Tech investment firms still see promise

Still, even with a major resetting of the market, there were contrarians who told USA TODAY there is plenty of money out there for companies that can show they have an idea or concept that works and will sell.

"Funds are still announcing huge raises. Battery recently announced $3.8 billion in new capital, so there is a lot of cash that needs to be deployed," Todd Olson, CEO and co-founder of product experience platform Pendo, said.

Those massive infusions of cash are coming with some new caveats, however.

"But investors are more cautious, and they are looking at numbers like customer retention, churn, and burn rate, alongside growth," he said. "And while funds are generally still available, leaders need to reset their expectations around valuation multiples as those have adjusted down since last year’s record highs."

Many of the companies that were minted during the 2008 recession and earlier dot-com bubble, like Salesforce and Google, are now having to adapt to survive. Some have even found themselves outrun by competitors that have found a way to stay nimble and bet on new products and ideas that have kept them innovating and in business.

"But many of the companies that have come to represent the technology industry today did not exist in the dot-com era or even materially exist during the Great Recession of 2008," Svensrund said. "Companies like Twitter, Dropbox, Asana, Okta and Twilio were all just getting started during the Great Recession. Many giants of our industry today, such as Zoom, Snowflake, and HashiCorp were all founded after the Great Recession."

Will the tech bubble crash last?

For many investors, seeing the tech market lose value and disappoint some investors is just a natural part of the lifecycle of economics.
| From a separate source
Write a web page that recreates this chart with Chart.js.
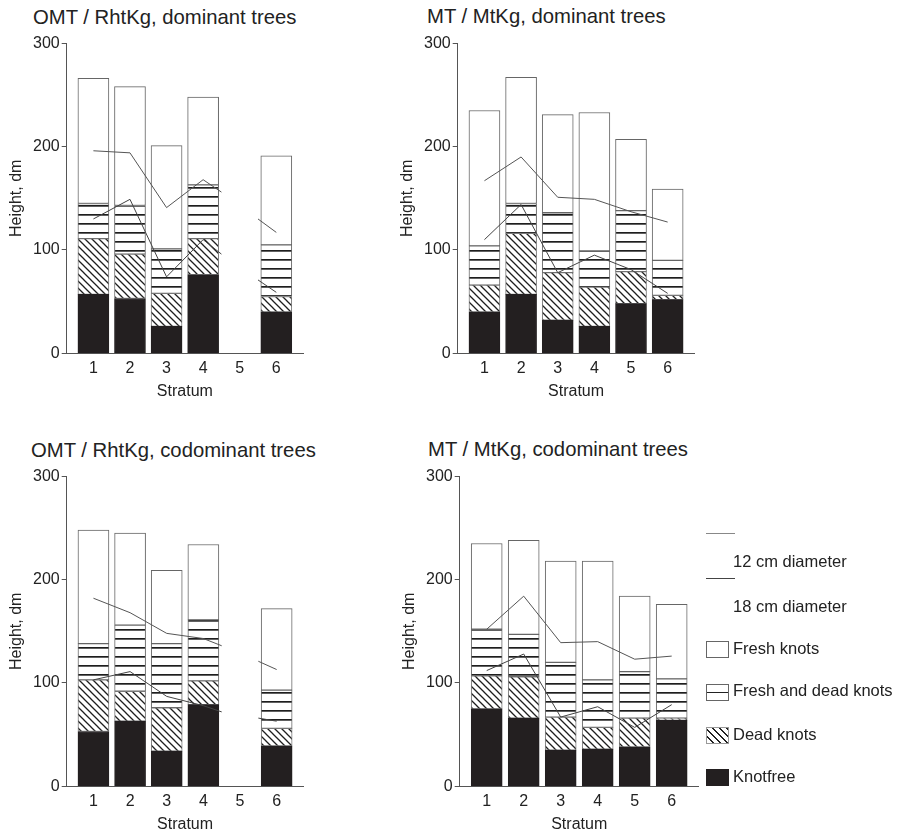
<!DOCTYPE html>
<html>
<head>
<meta charset="utf-8">
<script src="https://cdn.jsdelivr.net/npm/chart.js@4.4.1/dist/chart.umd.min.js"></script>
<style>
  html, body { margin: 0; padding: 0; background: #fff; }
  body { width: 899px; height: 834px; overflow: hidden; position: relative; font-family: 'Liberation Sans', Arial, sans-serif; color: #222; }
  canvas { position: absolute; }
  .ptitle { position: absolute; font-size: 20.3px; line-height: 24px; white-space: nowrap; }
  .leg { position: absolute; font-size: 16.5px; line-height: 20px; white-space: nowrap; z-index: 2; }
  .legline { position: absolute; left: 706px; width: 29px; height: 1px; z-index: 2; }
  .legbox { position: absolute; left: 706px; width: 21px; height: 15px; border: 1px solid #666; z-index: 2; }
</style>
</head>
<body>
<div class="ptitle" style="left:33px;top:5px">OMT / RhtKg, dominant trees</div>
<div class="ptitle" style="left:427px;top:4px">MT / MtKg, dominant trees</div>
<div class="ptitle" style="left:31px;top:438px">OMT / RhtKg, codominant trees</div>
<div class="ptitle" style="left:428px;top:437px">MT / MtKg, codominant trees</div>

<div class="legline" style="top:533px;background:#888"></div>
<div class="leg" style="left:733px;top:551px">12 cm diameter</div>
<div class="legline" style="top:578px;background:#444"></div>
<div class="leg" style="left:733px;top:596px">18 cm diameter</div>
<div class="legbox" style="top:641px;background:#fff"></div>
<div class="leg" style="left:733px;top:638px">Fresh knots</div>
<div class="legbox" style="top:684px;background:linear-gradient(to bottom,#fff 0 6.5px,#222 6.5px 8px,#fff 8px)"></div>
<div class="leg" style="left:733px;top:680px">Fresh and dead knots</div>
<div class="legbox" style="top:727px;border-color:#999;background:repeating-linear-gradient(45deg,#fff 0 3.6px,#222 3.6px 4.95px)"></div>
<div class="leg" style="left:733px;top:724px">Dead knots</div>
<div class="legbox" style="top:769px;border-color:#231f20;background:#231f20"></div>
<div class="leg" style="left:733px;top:766px">Knotfree</div>

<script>
const strata = [1, 2, 3, 4, 5, 6];
const omtLineX = [1, 2, 3, 4, 4.5, 5, 5.5, 6];
const mtLineX = [1, 2, 3, 4, 5, 6];
const yTicks = [0, 100, 200, 300];

// OMT / RhtKg, dominant trees (no stratum 5)
const omtDomKnotfree = [57, 53, 26, 76, null, 40];
const omtDomDead = [54, 43, 32, 35, null, 15];
const omtDomFreshDead = [34, 47, 43, 52, null, 50];
const omtDomFresh = [121, 115, 100, 85, null, 86];
const omtDom12 = [196, 194, 141, 168, 156, null, 130, 117];
const omtDom18 = [130, 149, 74, 110, 96, null, 71, 59];

// MT / MtKg, dominant trees
const mtDomKnotfree = [40, 57, 32, 26, 48, 52];
const mtDomDead = [26, 59, 46, 38, 31, 4];
const mtDomFreshDead = [38, 29, 58, 35, 59, 34];
const mtDomFresh = [131, 122, 95, 134, 69, 69];
const mtDom12 = [167, 190, 151, 149, 137, 127];
const mtDom18 = [110, 144, 78, 95, 81, 58];

// OMT / RhtKg, codominant trees
const omtCodKnotfree = [53, 63, 34, 79, null, 39];
const omtCodDead = [50, 29, 42, 23, null, 17];
const omtCodFreshDead = [35, 64, 62, 59, null, 37];
const omtCodFresh = [110, 89, 71, 73, null, 79];
const omtCod12 = [182, 168, 148, 143, 136, null, 121, 113];
const omtCod18 = [103, 111, 87, 78, 72, null, 66, 63];

// MT / MtKg, codominant trees
const mtCodKnotfree = [75, 66, 35, 36, 38, 64];
const mtCodDead = [32, 40, 32, 21, 28, 2];
const mtCodFreshDead = [45, 41, 53, 46, 45, 38];
const mtCodFresh = [83, 91, 98, 115, 73, 72];
const mtCod12 = [152, 184, 139, 140, 123, 126];
const mtCod18 = [112, 128, 67, 77, 57, 79];

const FONT = "'Liberation Sans', Arial, sans-serif";
const INK = '#222';
const AXIS = '#555';

function hlinePattern(ctx) {
  const c = document.createElement('canvas');
  c.width = 8; c.height = 9;
  const g = c.getContext('2d');
  g.fillStyle = '#fff'; g.fillRect(0, 0, 8, 9);
  g.fillStyle = '#1e1e1e'; g.fillRect(0, 7, 8, 1.7);
  return ctx.createPattern(c, 'repeat');
}

function hatchPattern(ctx) {
  const s = 7;
  const c = document.createElement('canvas');
  c.width = s; c.height = s;
  const g = c.getContext('2d');
  g.fillStyle = '#fff'; g.fillRect(0, 0, s, s);
  g.strokeStyle = '#1e1e1e'; g.lineWidth = 1.3;
  g.beginPath();
  g.moveTo(-1, -1); g.lineTo(s + 1, s + 1);
  g.moveTo(-1, s - 1); g.lineTo(1, s + 1);
  g.moveTo(s - 1, -1); g.lineTo(s + 1, 1);
  g.stroke();
  return ctx.createPattern(c, 'repeat');
}

const pts = (xs, ys) => xs.map((x, i) => ({ x: x, y: ys[i] }));

function makePanel(p) {
  const canvas = document.createElement('canvas');
  canvas.width = 420;
  canvas.height = 410;
  canvas.style.left = p.left + 'px';
  canvas.style.top = p.top + 'px';
  document.body.appendChild(canvas);
  const ctx = canvas.getContext('2d');

  const bar = (label, ys, fill, border) => ({
    type: 'bar', label: label, data: pts(strata, ys),
    backgroundColor: fill, borderColor: border, borderWidth: 1, borderSkipped: false,
    stack: 'knots', order: 2, barThickness: 31
  });
  const line = (label, xs, ys, color) => ({
    type: 'line', label: label, data: pts(xs, ys),
    borderColor: color, borderWidth: 1, pointRadius: 0, fill: false,
    tension: 0, spanGaps: false, order: 1
  });

  new Chart(canvas, {
    type: 'bar',
    data: {
      datasets: [
        bar('Knotfree', p.knotfree, '#231f20', '#231f20'),
        bar('Dead knots', p.dead, hatchPattern(ctx), '#777'),
        bar('Fresh and dead knots', p.freshDead, hlinePattern(ctx), '#666'),
        bar('Fresh knots', p.fresh, '#fff', '#666'),
        line('12 cm diameter', p.lineX, p.d12, '#555'),
        line('18 cm diameter', p.lineX, p.d18, '#444')
      ]
    },
    options: {
      responsive: false,
      animation: false,
      layout: { padding: { left: 0, top: 43.3, right: 420 - 66.7 - p.width, bottom: 0 } },
      plugins: { legend: { display: false }, tooltip: { enabled: false }, title: { display: false } },
      scales: {
        x: {
          type: 'linear', min: 0.27, max: 6.73, bounds: 'data', offset: false,
          afterBuildTicks: s => { s.ticks = strata.map(v => ({ value: v })); },
          ticks: {
            color: INK, padding: 6,
            font: { family: FONT, size: 16 },
            callback: v => String(v)
          },
          grid: { drawOnChartArea: false, drawTicks: false, offset: false },
          border: { color: AXIS, width: 1 },
          title: { display: true, text: 'Stratum', color: INK, font: { family: FONT, size: 16 }, padding: { top: 0, bottom: 8.5 } },
          afterFit: s => { s.height = 56.7; }
        },
        y: {
          min: 0, max: 300,
          afterBuildTicks: s => { s.ticks = yTicks.map(v => ({ value: v })); },
          ticks: { color: INK, padding: 2, font: { family: FONT, size: 16 } },
          grid: { drawOnChartArea: false, drawTicks: true, tickLength: 5, color: AXIS },
          border: { color: AXIS, width: 1 },
          title: { display: true, text: 'Height, dm', color: INK, font: { family: FONT, size: 16 }, padding: { top: 7, bottom: 0 } },
          afterFit: s => { s.width = 66.7; }
        }
      }
    }
  });
}

makePanel({ left: 0, top: 0, width: 236.3, lineX: omtLineX,
  knotfree: omtDomKnotfree, dead: omtDomDead, freshDead: omtDomFreshDead, fresh: omtDomFresh, d12: omtDom12, d18: omtDom18 });
makePanel({ left: 390.6, top: 0, width: 236.7, lineX: mtLineX,
  knotfree: mtDomKnotfree, dead: mtDomDead, freshDead: mtDomFreshDead, fresh: mtDomFresh, d12: mtDom12, d18: mtDom18 });
makePanel({ left: 0, top: 432.7, width: 236.7, lineX: omtLineX,
  knotfree: omtCodKnotfree, dead: omtCodDead, freshDead: omtCodFreshDead, fresh: omtCodFresh, d12: omtCod12, d18: omtCod18 });
makePanel({ left: 392.6, top: 432.7, width: 239, lineX: mtLineX,
  knotfree: mtCodKnotfree, dead: mtCodDead, freshDead: mtCodFreshDead, fresh: mtCodFresh, d12: mtCod12, d18: mtCod18 });
</script>
</body>
</html>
What goes up must surely come down, they argue, and no company – not even one helmed by Mark Zuckerberg or Sergey Brin – can stay on top forever, they say.

"Tech stocks naturally see booms and busts as part of a regular market cycle. Similarly, bitcoin’s current price dip is in keeping with its historical price patterns," Matt Senter, CTO and co-founder of bitcoin rewards app Lolli, told USA TODAY.
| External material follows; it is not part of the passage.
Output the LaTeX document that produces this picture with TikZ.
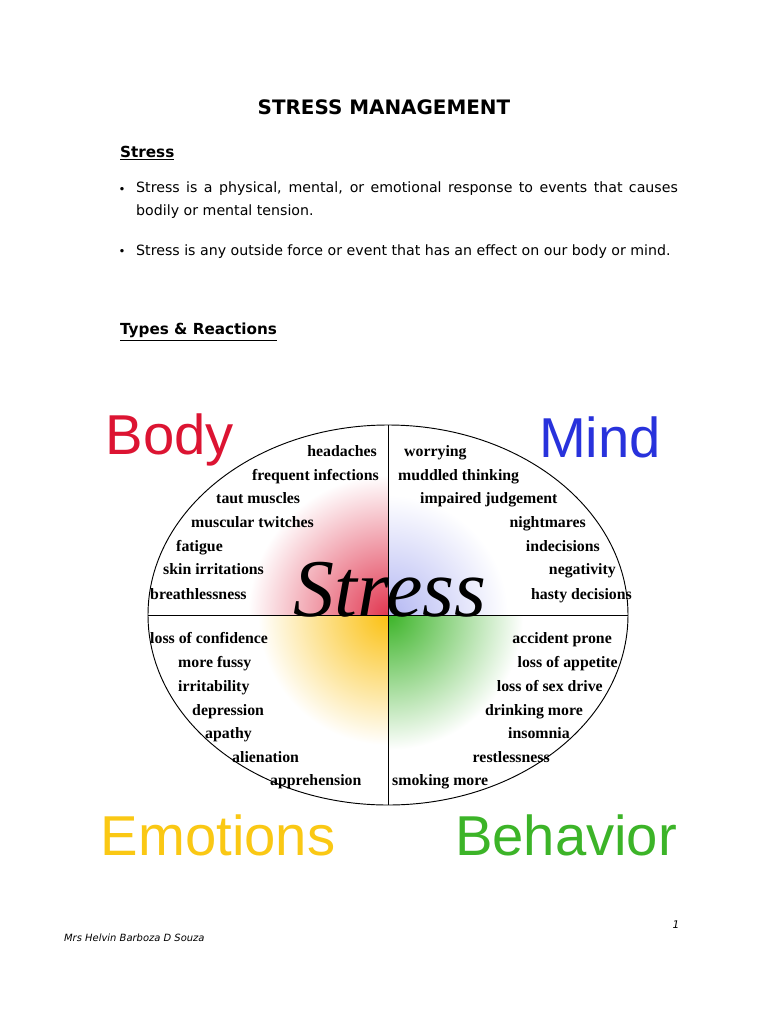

"If anything, tech and bitcoin’s price patterns have stabilized at sustainable levels that are factoring in the transitional state of the market," he said. "Both bitcoin and tech prices are now reflecting cautious optimism toward a recovery from pre-recessionary conditions, taking into account slowing inflation and tentative economic growth."

Tobi Knaup is the co-founder and CEO of D2iQ, an enterprise cloud platform. Knaup said that tech is now showing signs of deflation, as business leaders look at new ways to boost business.
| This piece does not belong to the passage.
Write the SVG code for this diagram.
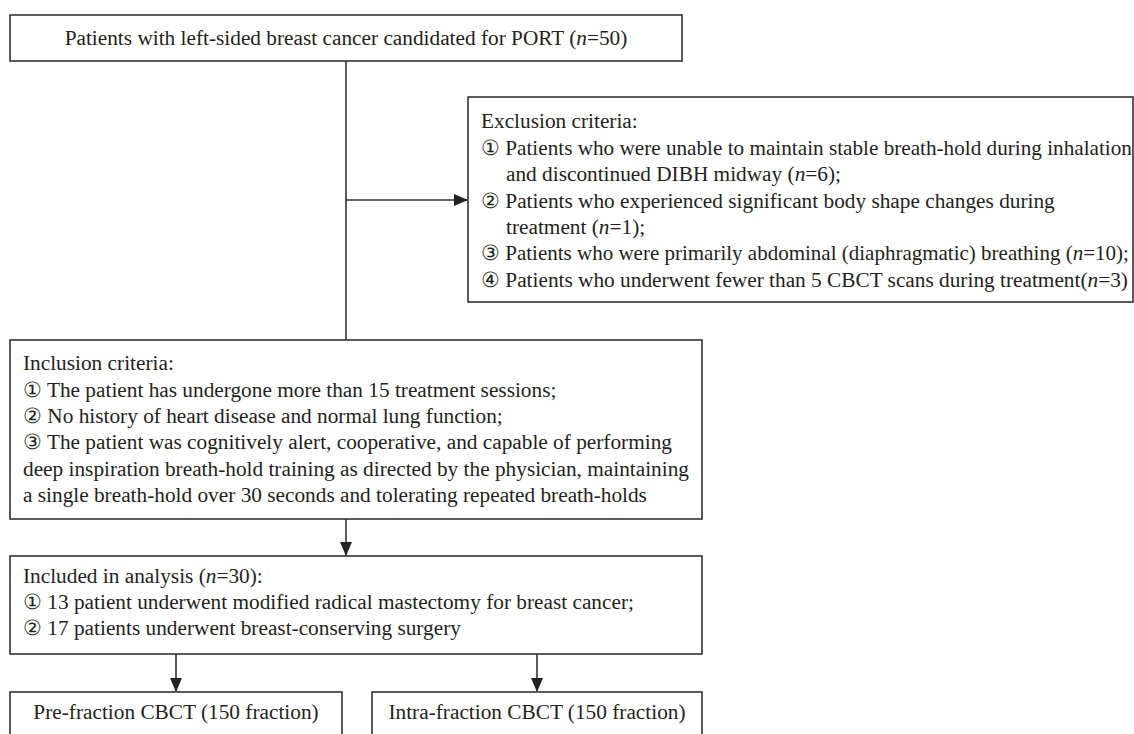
<svg xmlns="http://www.w3.org/2000/svg" width="1134" height="734" viewBox="0 0 1134 734">
<defs>
<style>
.box{fill:#fff;stroke:#333;stroke-width:1.6}
.t{font-family:"Liberation Serif","Times New Roman",serif;font-size:21.3px;fill:#231f20}
.c{text-anchor:middle}
.ln{stroke:#333;stroke-width:1.6;fill:none}
.i{font-style:italic}
</style>
<marker id="ah" markerWidth="14" markerHeight="12" refX="13" refY="6" orient="auto" markerUnits="userSpaceOnUse">
<path d="M0,0 L14,6 L0,12 Z" fill="#222"/>
</marker>
</defs>
<rect width="1134" height="734" fill="#fff"/>
<g id="connectors">
<line class="ln" x1="346" y1="61" x2="346" y2="340"/>
<line class="ln" x1="346" y1="200" x2="467" y2="200" marker-end="url(#ah)"/>
<line class="ln" x1="346" y1="519" x2="346" y2="555" marker-end="url(#ah)"/>
<line class="ln" x1="176" y1="654" x2="176" y2="691" marker-end="url(#ah)"/>
<line class="ln" x1="537" y1="654" x2="537" y2="691" marker-end="url(#ah)"/>
</g>
<g id="node-start">
<rect class="box" x="10" y="15" width="672" height="46"/>
<text class="t c" x="346" y="45">Patients with left-sided breast cancer candidated for PORT (<tspan class="i">n</tspan>=50)</text>
</g>
<g id="node-exclusion">
<rect class="box" x="468" y="97" width="665" height="205"/>
<text class="t" x="481" y="128">Exclusion criteria:</text>
<text class="t" x="481" y="155" style="font-size:21.2px">① Patients who were unable to maintain stable breath-hold during inhalation</text>
<text class="t" x="506" y="181">and discontinued DIBH midway (<tspan class="i">n</tspan>=6);</text>
<text class="t" x="481" y="208">② Patients who experienced significant body shape changes during</text>
<text class="t" x="506" y="234">treatment (<tspan class="i">n</tspan>=1);</text>
<text class="t" x="481" y="260" style="font-size:21px">③ Patients who were primarily abdominal (diaphragmatic) breathing (<tspan class="i">n</tspan>=10);</text>
<text class="t" x="481" y="287">④ Patients who underwent fewer than 5 CBCT scans during treatment(<tspan class="i">n</tspan>=3)</text>
</g>
<g id="node-inclusion">
<rect class="box" x="10" y="340" width="692" height="179"/>
<text class="t" x="23" y="370">Inclusion criteria:</text>
<text class="t" x="23" y="397">① The patient has undergone more than 15 treatment sessions;</text>
<text class="t" x="23" y="423">② No history of heart disease and normal lung function;</text>
<text class="t" x="23" y="449">③ The patient was cognitively alert, cooperative, and capable of performing</text>
<text class="t" x="23" y="476">deep inspiration breath-hold training as directed by the physician, maintaining</text>
<text class="t" x="23" y="502">a single breath-hold over 30 seconds and tolerating repeated breath-holds</text>
</g>
<g id="node-analysis">
<rect class="box" x="10" y="556" width="692" height="98"/>
<text class="t" x="23" y="583">Included in analysis (<tspan class="i">n</tspan>=30):</text>
<text class="t" x="23" y="609">① 13 patient underwent modified radical mastectomy for breast cancer;</text>
<text class="t" x="23" y="635">② 17 patients underwent breast-conserving surgery</text>
</g>
<g id="node-pre">
<rect class="box" x="10" y="692" width="332" height="60"/>
<text class="t c" x="176" y="719">Pre-fraction CBCT (150 fraction)</text>
</g>
<g id="node-intra">
<rect class="box" x="372" y="692" width="330" height="60"/>
<text class="t c" x="537" y="719">Intra-fraction CBCT (150 fraction)</text>
</g>
</svg>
"Business decision-makers need to determine which initiatives are 'must haves' based on their direct impact on the business, and which ones are 'nice to have' because they are experimental, or still in the proof-of-value phase," Knaup told USA TODAY.

"CEOs now understand that investments in tech such as cloud-native platforms and AI will unlock new revenue streams, reduce operating costs and increase business agility," he said. "Many are using this time as an opportunity to become more competitive by investing in the right technology initiatives."

So should I invest in tech?


Dahl said that investors have spoken loudly and clearly about how little confidence they have in tech right now.

That includes a drop of 19% quarter-over-quarter in venture capital investing, a plummeting NASDAQ which has tumbled 27% since January, and continued bad news about cash reserves and paused projects from giants like Facebook and Netflix.

Dahl said, with that in mind, investors have some opportunities now to pick up some smart buys at a discount if they know where to look.

"Market downturns often go hand in hand with opportunities to invest, and right now stock prices are lower than they've been in months," she said. "Multiples in 2021 were very high, historical in fact, but they have come down. Although it will take some years for the multiplies to recover, this is the best time to look to invest in solid growth companies."